To measure the performance of an ETL (Extract, Transform, Load) pipeline, developers should focus on metrics that evaluate speed, accuracy, resource efficiency, and reliability. These metrics help identify bottlenecks, ensure data quality, and optimize costs. Below is a structured approach to measuring ETL pipeline performance.
1. Time and Throughput Metrics The most direct way to measure performance is by tracking how quickly data moves through the pipeline. Key metrics include:
- Data Throughput: The volume of data processed per unit of time (e.g., rows per second or gigabytes per hour). For example, a pipeline handling 10,000 rows per second demonstrates high throughput.

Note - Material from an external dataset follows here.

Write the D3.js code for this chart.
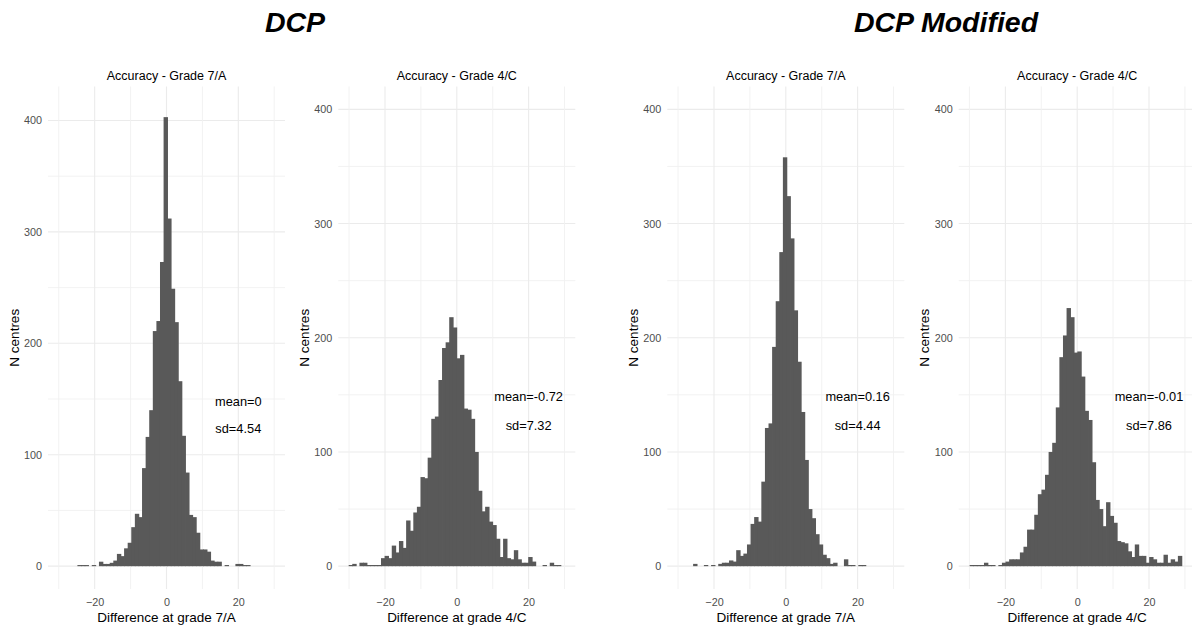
<!DOCTYPE html>
<html>
<head>
<meta charset="utf-8">
<script src="https://cdn.jsdelivr.net/npm/d3@7"></script>
<style>
  html, body { margin: 0; padding: 0; background: #ffffff; }
  svg { display: block; font-family: "Liberation Sans", Arial, sans-serif; }
</style>
</head>
<body>
<svg id="chart" width="1192" height="628"></svg>
<script>
// ---------------- data ----------------
const groupTitles = ["DCP", "DCP Modified"];
const panelTitles = ["Accuracy - Grade 7/A", "Accuracy - Grade 4/C", "Accuracy - Grade 7/A", "Accuracy - Grade 4/C"];
const xAxisTitles = ["Difference at grade 7/A", "Difference at grade 4/C", "Difference at grade 7/A", "Difference at grade 4/C"];
const yAxisTitle = "N centres";
const meanLabels = ["mean=0", "mean=-0.72", "mean=0.16", "mean=-0.01"];
const sdLabels = ["sd=4.54", "sd=7.32", "sd=4.44", "sd=7.86"];

// left edge of the first bin (bin width 1) and counts per bin
const binStarts = [-24.7, -30, -25.7, -29.85];
const counts7A = [1,1,1,0,1,0,4,2,2,3,5,11,9,16,21,35,47,44,88,116,140,211,220,273,403,312,249,219,166,117,84,46,44,30,15,15,13,5,4,4,0,1,0,0,2,2,1,1];
const counts4C = [1,2,0,3,3,1,1,1,1,7,9,7,18,12,22,16,40,31,47,52,78,77,95,129,131,163,191,196,218,209,182,185,138,137,129,100,66,48,52,39,36,24,8,24,7,6,14,6,3,3,8,4,0,0,1,0,3,1,1];
const counts7AMod = [2,0,0,1,0,1,0,2,3,3,5,4,14,9,11,19,37,43,39,74,121,125,192,232,275,358,324,287,224,179,135,93,50,42,28,19,10,7,2,3,0,0,6,1,1,0,1,1];
const counts4CMod = [1,1,1,1,3,1,1,0,1,3,4,6,6,6,12,17,32,32,45,63,67,80,100,108,139,183,202,226,218,187,188,166,136,128,91,58,50,35,56,44,38,22,21,20,13,8,19,9,9,3,8,6,3,3,10,3,6,4,9];
const binWidth = 1;

const xTicks = [-20, 0, 20];
const xGrid = [-30, -20, -10, 0, 10, 20, 30];
const yTicks = [0, 100, 200, 300, 400];
const yGrid = [0, 50, 100, 150, 200, 250, 300, 350, 400];
const xDomain = [-33, 33];
const yDomains = [[-20.5, 430.5], [-20, 420], [-20, 420], [-20, 420]];
const annotX = 20, meanY = 150, sdY = 125;

// ---------------- layout ----------------
const allCounts = [counts7A, counts4C, counts7AMod, counts4CMod];
const plotLefts = [48, 338.3, 667.3, 958.7];
const plotW = 237;
const plotTop = 86.5, plotBottom = 589;
const groupCenters = [295, 946];

const svg = d3.select("#chart");

svg.selectAll("text.group-title")
  .data(groupTitles)
  .join("text")
  .attr("class", "group-title")
  .attr("x", (d, i) => groupCenters[i])
  .attr("y", 32)
  .attr("text-anchor", "middle")
  .attr("font-size", "28.5px")
  .attr("font-weight", "bold")
  .attr("font-style", "italic")
  .attr("fill", "#000")
  .text(d => d);

allCounts.forEach((counts, i) => {
  const left = plotLefts[i];
  const x = d3.scaleLinear().domain(xDomain).range([left, left + plotW]);
  const y = d3.scaleLinear().domain(yDomains[i]).range([plotBottom, plotTop]);
  const g = svg.append("g");

  // grid
  g.selectAll("line.ygrid").data(yGrid).join("line")
    .attr("x1", left).attr("x2", left + plotW)
    .attr("y1", d => y(d)).attr("y2", d => y(d))
    .attr("stroke", d => d % 100 === 0 ? "#ebebeb" : "#f0f0f0")
    .attr("stroke-width", d => d % 100 === 0 ? 1.1 : 0.9);
  g.selectAll("line.xgrid").data(xGrid).join("line")
    .attr("y1", plotTop).attr("y2", plotBottom)
    .attr("x1", d => x(d)).attr("x2", d => x(d))
    .attr("stroke", d => d % 20 === 0 ? "#ebebeb" : "#f0f0f0")
    .attr("stroke-width", d => d % 20 === 0 ? 1.1 : 0.9);

  // bars
  const bins = counts.map((c, j) => ({ x0: binStarts[i] + j * binWidth, x1: binStarts[i] + (j + 1) * binWidth, n: c }))
    .filter(b => b.n > 0);
  g.selectAll("rect.bar").data(bins).join("rect")
    .attr("x", b => x(b.x0) - 0.4)
    .attr("width", b => x(b.x1) - x(b.x0) + 0.8)
    .attr("y", b => y(b.n))
    .attr("height", b => y(0) - y(b.n))
    .attr("fill", "#595959");

  // axes
  const ax = g.append("g").attr("transform", `translate(0,${plotBottom})`)
    .call(d3.axisBottom(x).tickValues(xTicks).tickSize(0).tickPadding(9).tickFormat(d3.format("d")));
  ax.select(".domain").remove();
  ax.selectAll("text").attr("font-size", "10.8px").attr("fill", "#4d4d4d")
    .attr("font-family", "'Liberation Sans', Arial, sans-serif");

  const ay = g.append("g").attr("transform", `translate(${left},0)`)
    .call(d3.axisLeft(y).tickValues(yTicks).tickSize(0).tickPadding(6).tickFormat(d3.format("d")));
  ay.select(".domain").remove();
  ay.selectAll("text").attr("font-size", "10.8px").attr("fill", "#4d4d4d")
    .attr("font-family", "'Liberation Sans', Arial, sans-serif");

  // titles
  g.append("text")
    .attr("x", left + plotW / 2).attr("y", 79.5)
    .attr("text-anchor", "middle").attr("font-size", "12.5px").attr("fill", "#000")
    .text(panelTitles[i]);
  g.append("text")
    .attr("x", left + plotW / 2).attr("y", 621.5)
    .attr("text-anchor", "middle").attr("font-size", "13.5px").attr("fill", "#000")
    .text(xAxisTitles[i]);
  g.append("text")
    .attr("transform", `translate(${left - 34},${(plotTop + plotBottom) / 2}) rotate(-90)`)
    .attr("text-anchor", "middle").attr("dominant-baseline", "central")
    .attr("font-size", "13.5px").attr("fill", "#000")
    .text(yAxisTitle);

  // annotations
  g.append("text")
    .attr("x", x(annotX)).attr("y", y(meanY))
    .attr("text-anchor", "middle").attr("dominant-baseline", "central")
    .attr("dy", 2)
    .attr("font-size", "12.8px").attr("fill", "#000")
    .text(meanLabels[i]);
  g.append("text")
    .attr("x", x(annotX)).attr("y", y(sdY))
    .attr("text-anchor", "middle").attr("dominant-baseline", "central")
    .attr("dy", 2)
    .attr("font-size", "12.8px").attr("fill", "#000")
    .text(sdLabels[i]);
});
</script>
</body>
</html>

- Latency: The time taken from data extraction to its availability in the destination. High latency in the Transform stage might indicate inefficient code or complex transformations.

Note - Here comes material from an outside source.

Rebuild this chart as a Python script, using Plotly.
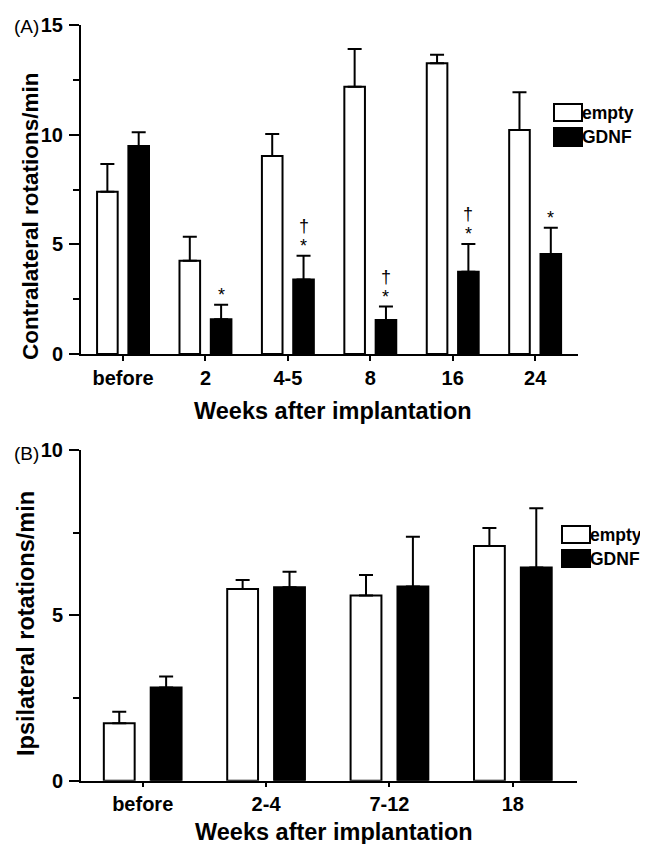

- Stage Duration: Measure the time spent in each ETL phase. If the Extract phase takes 80% of the total runtime, network delays or slow source systems might be the bottleneck. Tools like distributed tracing or logging timestamps at each stage can help isolate issues.
2. Data Quality and Error Metrics Ensuring accuracy is critical. Metrics here include:
- Error Rates: Track the number of records failing validation, transformation, or loading. For instance, if 2% of rows are rejected due to missing fields, the pipeline may need better data validation.
- Data Consistency: Compare input and output counts to detect data loss or duplication. A mismatch might indicate issues in transformation logic or idempotency (e.g., duplicate records after retries).
- Validation Checks: Use automated checks for data integrity, such as verifying expected ranges (e.g., dates not in the future) or referential integrity (e.g., foreign keys in a warehouse).
3. Resource Utilization and Cost Efficiency Optimizing resource usage reduces costs and prevents failures:
- CPU/Memory Usage: High CPU during transformation could signal unoptimized code (e.g., a Python script using excessive loops instead of vectorized operations).
- Network and Disk I/O: Slow extraction from a remote API might be due to rate limits or inefficient pagination.
- Cost Metrics: In cloud environments, track compute costs (e.g., AWS Glue DPUs) and storage costs. A pipeline costing $500/month to process 1 TB might be improved by compressing data or tuning cluster sizes.
Example: A retail company’s ETL pipeline ingesting daily sales data might process 1M rows in 30 minutes with 99.9% accuracy. If the Transform stage uses 90% of the memory, optimizing aggregation logic or switching to a more efficient framework (e.g., Spark) could reduce runtime and costs.
By combining these metrics, developers can systematically identify inefficiencies, ensure reliable data delivery, and align pipeline performance with business needs.